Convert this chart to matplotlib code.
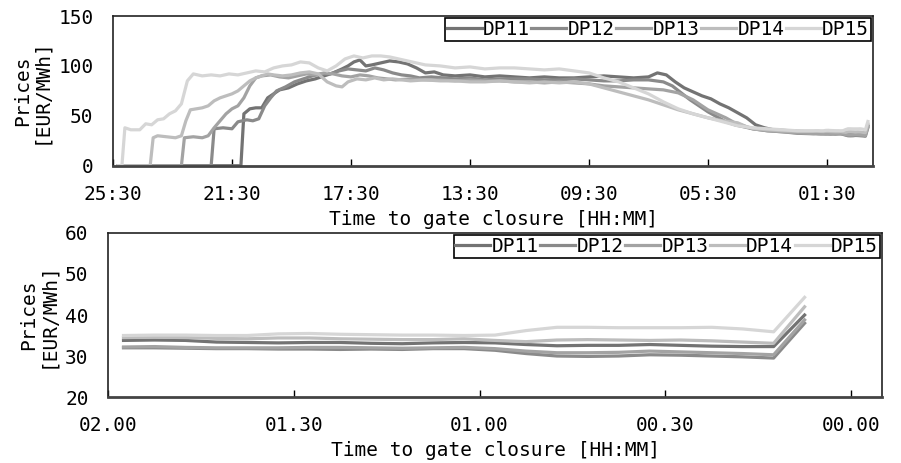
import numpy as np
import matplotlib
matplotlib.use('Agg')
import matplotlib.pyplot as plt

plt.rcParams['font.family'] = ['DejaVu Sans Mono']

# labels
names = ['DP11', 'DP12', 'DP13', 'DP14', 'DP15']
colors = ['#737373', '#8a8a8a', '#a3a3a3', '#bdbdbd', '#d6d6d6']
top_ticks = [25.5, 21.5, 17.5, 13.5, 9.5, 5.5, 1.5]
top_tick_labels = ['25:30', '21:30', '17:30', '13:30', '09:30', '05:30', '01:30']
bot_ticks = [120, 90, 60, 30, 0]
bot_tick_labels = ['02.00', '01.30', '01.00', '00.30', '00.00']

# early part of the trading session (hours to gate closure, price)
dp11_h = [25.33, 21.2, 21.1, 20.9, 20.7, 20.5, 20.3, 20.1, 19.9, 19.6, 19.3, 19.0, 18.7, 18.4,
          18.1, 17.8, 17.6, 17.4, 17.2, 17.0, 16.8, 16.5, 16.2, 15.9, 15.6, 15.3, 15.0, 14.7,
          14.4, 14.0, 13.5, 13.0, 12.5, 12.0, 11.5, 11.0, 10.5, 10.0, 9.5, 9.0, 8.5, 8.0, 7.5,
          7.2, 6.9, 6.6, 6.3, 6.0, 5.7, 5.4, 5.1, 4.8, 4.5, 4.2, 3.9, 3.6, 3.3, 3.0, 2.5]
dp11_p = [0, 0, 52, 57, 58, 58, 68, 72, 76, 78, 82, 85, 87, 90,
          93, 97, 100, 104, 106, 100, 101, 103, 105, 104, 102, 98, 93, 94,
          91, 90, 91, 89, 90, 89, 88, 89, 88, 88, 89, 90, 89, 88, 89,
          93, 91, 84, 78, 74, 70, 67, 62, 58, 53, 48, 41, 38, 36, 35.5, 34.5]

dp12_h = [25.33, 22.2, 22.1, 21.8, 21.5, 21.3, 21.0, 20.8, 20.6, 20.4, 20.2, 20.0, 19.7, 19.4,
          19.1, 18.8, 18.5, 18.2, 17.9, 17.6, 17.3, 17.0, 16.7, 16.4, 16.1, 15.8, 15.5, 15.2,
          14.8, 14.4, 14.0, 13.5, 13.0, 12.5, 12.0, 11.5, 11.0, 10.5, 10.0, 9.5, 9.0, 8.5, 8.0,
          7.5, 7.0, 6.7, 6.4, 6.1, 5.8, 5.5, 5.2, 4.9, 4.6, 4.3, 4.0, 3.5, 3.0, 2.5]
dp12_p = [0, 0, 37, 38, 37, 44, 46, 45, 47, 60, 68, 75, 79, 84,
          87, 90, 92, 92, 95, 97, 96, 95, 98, 96, 93, 91, 90, 88,
          89, 88, 87, 88, 86, 87, 87, 87, 86, 86, 87, 86, 85, 85, 86,
          86, 84, 80, 73, 66, 60, 54, 49, 44, 41, 39, 37, 35, 34, 32.5]

dp13_h = [25.33, 23.2, 23.1, 22.8, 22.5, 22.3, 22.1, 21.9, 21.7, 21.5, 21.3, 21.1, 20.9, 20.7,
          20.5, 20.2, 19.9, 19.6, 19.3, 19.0, 18.7, 18.4, 18.1, 17.8, 17.5, 17.2, 16.9, 16.6,
          16.3, 16.0, 15.5, 15.0, 14.5, 14.0, 13.5, 13.0, 12.5, 12.0, 11.5, 11.0, 10.5, 10.0,
          9.5, 9.0, 8.5, 8.0, 7.5, 7.0, 6.5, 6.0, 5.5, 5.2, 4.9, 4.6, 4.3, 4.0, 3.5, 3.0, 2.5]
dp13_p = [0, 0, 28, 29, 28, 30, 38, 45, 52, 57, 60, 68, 80, 88,
          90, 91, 89, 88, 90, 92, 91, 93, 92, 90, 89, 91, 90, 88,
          87, 86, 87, 86, 86, 85, 86, 85, 85, 84, 84, 83, 84, 83,
          82, 80, 79, 78, 77, 76, 73, 66, 56, 52, 48, 43, 40, 37, 35, 34, 33]

dp14_h = [25.33, 24.25, 24.15, 24.0, 23.7, 23.4, 23.2, 23.05, 22.9, 22.7, 22.5, 22.3, 22.1,
          21.9, 21.7, 21.5, 21.3, 21.1, 20.9, 20.7, 20.5, 20.3, 20.1, 19.8, 19.5, 19.2, 18.9,
          18.6, 18.3, 18.0, 17.8, 17.6, 17.3, 17.0, 16.7, 16.4, 16.1, 15.8, 15.5, 15.0, 14.5,
          14.0, 13.5, 13.0, 12.5, 12.0, 11.5, 11.0, 10.5, 10.0, 9.5, 9.0, 8.5, 8.0, 7.5, 7.0,
          6.5, 6.0, 5.5, 5.0, 4.5, 4.2, 3.9, 3.5, 3.0, 2.5]
dp14_p = [0, 0, 28, 30, 29, 28, 30, 45, 56, 57, 58, 60, 65,
          68, 70, 72, 75, 80, 85, 88, 90, 92, 91, 90, 91, 93, 94,
          92, 84, 80, 79, 84, 87, 86, 88, 86, 87, 86, 85, 86, 85,
          85, 84, 84, 85, 84, 83, 84, 83, 84, 82, 78, 74, 70, 66, 61,
          56, 52, 48, 45, 43, 39, 37, 36, 35, 34.5]

dp15_h = [25.33, 25.2, 25.1, 24.9, 24.6, 24.4, 24.2, 24.0, 23.8, 23.6, 23.4, 23.2, 23.0, 22.8,
          22.5, 22.2, 21.9, 21.6, 21.3, 21.0, 20.7, 20.4, 20.1, 19.8, 19.5, 19.2, 18.9, 18.6,
          18.3, 18.0, 17.7, 17.4, 17.1, 16.8, 16.5, 16.2, 15.9, 15.6, 15.3, 15.0, 14.5, 14.0,
          13.5, 13.0, 12.5, 12.0, 11.5, 11.0, 10.5, 10.0, 9.5, 9.0, 8.5, 8.0, 7.5, 7.0, 6.5,
          6.0, 5.5, 5.0, 4.5, 4.0, 3.5, 3.0, 2.5]
dp15_p = [0, 0, 38, 36, 36, 42, 41, 46, 47, 52, 55, 62, 85, 92,
          90, 91, 90, 92, 91, 93, 95, 94, 98, 100, 101, 104, 103, 98,
          95, 100, 107, 110, 108, 110, 110, 109, 107, 105, 103, 101, 100, 98,
          99, 97, 98, 98, 97, 96, 97, 95, 93, 88, 84, 78, 72, 64, 57,
          52, 48, 44, 40, 38, 37, 36, 35]

# last two hours (minutes to gate closure, price)
last_min = [117.5, 112.5, 107.5, 102.5, 97.5, 92.5, 87.5, 82.5, 77.5, 72.5, 67.5, 62.5,
            57.5, 52.5, 47.5, 42.5, 37.5, 32.5, 27.5, 22.5, 17.5, 12.5, 7.5]
dp11_last = [33.8, 33.9, 33.8, 33.4, 33.3, 33.2, 33.3, 33.3, 33.1, 33.0, 33.2, 33.3,
             33.2, 32.8, 32.5, 32.6, 32.6, 32.8, 32.6, 32.4, 32.3, 32.3, 40.0]
dp12_last = [32.0, 32.0, 31.9, 31.8, 31.8, 31.7, 31.7, 31.6, 31.7, 31.6, 31.8, 31.8,
             31.4, 30.6, 30.0, 29.9, 30.0, 30.3, 30.2, 30.0, 29.8, 29.5, 38.0]
dp13_last = [32.2, 32.3, 32.1, 32.0, 32.0, 32.0, 32.1, 32.1, 32.0, 31.9, 32.0, 32.1,
             31.8, 31.2, 30.8, 30.8, 30.9, 31.2, 31.0, 30.8, 30.6, 30.3, 38.8]
dp14_last = [34.5, 34.6, 34.5, 34.3, 34.2, 34.4, 34.4, 34.2, 34.1, 34.0, 34.0, 34.2,
             33.8, 33.5, 33.9, 34.0, 33.9, 33.8, 33.9, 33.7, 33.4, 33.1, 42.0]
dp15_last = [35.0, 35.1, 35.1, 35.0, 35.0, 35.4, 35.5, 35.3, 35.2, 35.1, 35.1, 35.0,
             35.1, 36.2, 37.0, 37.0, 36.9, 36.9, 36.9, 37.0, 36.6, 35.9, 44.3]

early = [(dp11_h, dp11_p), (dp12_h, dp12_p), (dp13_h, dp13_p), (dp14_h, dp14_p), (dp15_h, dp15_p)]
last = [dp11_last, dp12_last, dp13_last, dp14_last, dp15_last]

fig = plt.figure(figsize=(9.01, 4.63), dpi=100)
ax1 = fig.add_axes([0.1254, 0.6421, 0.8436, 0.3233])
ax2 = fig.add_axes([0.1199, 0.1425, 0.859, 0.3543])

lm = np.array(last_min)
for i in range(5):
    h = list(early[i][0]) + list(lm / 60.0)
    p = list(early[i][1]) + list(last[i])
    ax1.plot(h, p, color=colors[i], lw=2.3, label=names[i])
    ax2.plot(lm, last[i], color=colors[i], lw=2.3, label=names[i])

ax1.set_xlim(25.5, -0.05)
ax1.set_ylim(0, 150)
ax1.set_yticks([0, 50, 100, 150])
ax1.set_xticks(top_ticks)
ax1.set_xticklabels(top_tick_labels)

ax2.set_xlim(120, -5)
ax2.set_ylim(20, 60)
ax2.set_yticks([20, 30, 40, 50, 60])
ax2.set_xticks(bot_ticks)
ax2.set_xticklabels(bot_tick_labels)

fs = 14
for ax in (ax1, ax2):
    ax.set_ylabel('Prices\n[EUR/MWh]', fontsize=fs, labelpad=6, linespacing=0.95)
    ax.set_xlabel('Time to gate closure [HH:MM]', fontsize=fs, labelpad=4)
    ax.tick_params(axis='x', direction='in', length=5, width=1, labelsize=fs, pad=14)
    ax.tick_params(axis='y', length=0, labelsize=fs, pad=14)
    for s in ax.spines.values():
        s.set_color('#222222')
        s.set_linewidth(1.2)
    ax.spines['bottom'].set_color('#444444')
    ax.spines['bottom'].set_linewidth(2)
    leg = ax.legend(loc='upper right', ncol=5, fontsize=fs, handlelength=1.8,
                    handletextpad=0.05, columnspacing=0.1, borderpad=0.1,
                    borderaxespad=0.1, fancybox=False, framealpha=1)
    leg.get_frame().set_edgecolor('black')
    leg.get_frame().set_linewidth(1.2)

fig.savefig('out.png', dpi=100)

▸ **AIM OF THE TASK**:
With the pictures left out, restate word for word every line of the data above, from the first down to the line that contains "35, 34, 32.5]".

▸ **TASK OUTPUT**:
Convert this chart to matplotlib code.
import numpy as np
import matplotlib
matplotlib.use('Agg')
import matplotlib.pyplot as plt

plt.rcParams['font.family'] = ['DejaVu Sans Mono']

# labels
names = ['DP11', 'DP12', 'DP13', 'DP14', 'DP15']
colors = ['#737373', '#8a8a8a', '#a3a3a3', '#bdbdbd', '#d6d6d6']
top_ticks = [25.5, 21.5, 17.5, 13.5, 9.5, 5.5, 1.5]
top_tick_labels = ['25:30', '21:30', '17:30', '13:30', '09:30', '05:30', '01:30']
bot_ticks = [120, 90, 60, 30, 0]
bot_tick_labels = ['02.00', '01.30', '01.00', '00.30', '00.00']

# early part of the trading session (hours to gate closure, price)
dp11_h = [25.33, 21.2, 21.1, 20.9, 20.7, 20.5, 20.3, 20.1, 19.9, 19.6, 19.3, 19.0, 18.7, 18.4,
          18.1, 17.8, 17.6, 17.4, 17.2, 17.0, 16.8, 16.5, 16.2, 15.9, 15.6, 15.3, 15.0, 14.7,
          14.4, 14.0, 13.5, 13.0, 12.5, 12.0, 11.5, 11.0, 10.5, 10.0, 9.5, 9.0, 8.5, 8.0, 7.5,
          7.2, 6.9, 6.6, 6.3, 6.0, 5.7, 5.4, 5.1, 4.8, 4.5, 4.2, 3.9, 3.6, 3.3, 3.0, 2.5]
dp11_p = [0, 0, 52, 57, 58, 58, 68, 72, 76, 78, 82, 85, 87, 90,
          93, 97, 100, 104, 106, 100, 101, 103, 105, 104, 102, 98, 93, 94,
          91, 90, 91, 89, 90, 89, 88, 89, 88, 88, 89, 90, 89, 88, 89,
          93, 91, 84, 78, 74, 70, 67, 62, 58, 53, 48, 41, 38, 36, 35.5, 34.5]

dp12_h = [25.33, 22.2, 22.1, 21.8, 21.5, 21.3, 21.0, 20.8, 20.6, 20.4, 20.2, 20.0, 19.7, 19.4,
          19.1, 18.8, 18.5, 18.2, 17.9, 17.6, 17.3, 17.0, 16.7, 16.4, 16.1, 15.8, 15.5, 15.2,
          14.8, 14.4, 14.0, 13.5, 13.0, 12.5, 12.0, 11.5, 11.0, 10.5, 10.0, 9.5, 9.0, 8.5, 8.0,
          7.5, 7.0, 6.7, 6.4, 6.1, 5.8, 5.5, 5.2, 4.9, 4.6, 4.3, 4.0, 3.5, 3.0, 2.5]
dp12_p = [0, 0, 37, 38, 37, 44, 46, 45, 47, 60, 68, 75, 79, 84,
          87, 90, 92, 92, 95, 97, 96, 95, 98, 96, 93, 91, 90, 88,
          89, 88, 87, 88, 86, 87, 87, 87, 86, 86, 87, 86, 85, 85, 86,
          86, 84, 80, 73, 66, 60, 54, 49, 44, 41, 39, 37, 35, 34, 32.5]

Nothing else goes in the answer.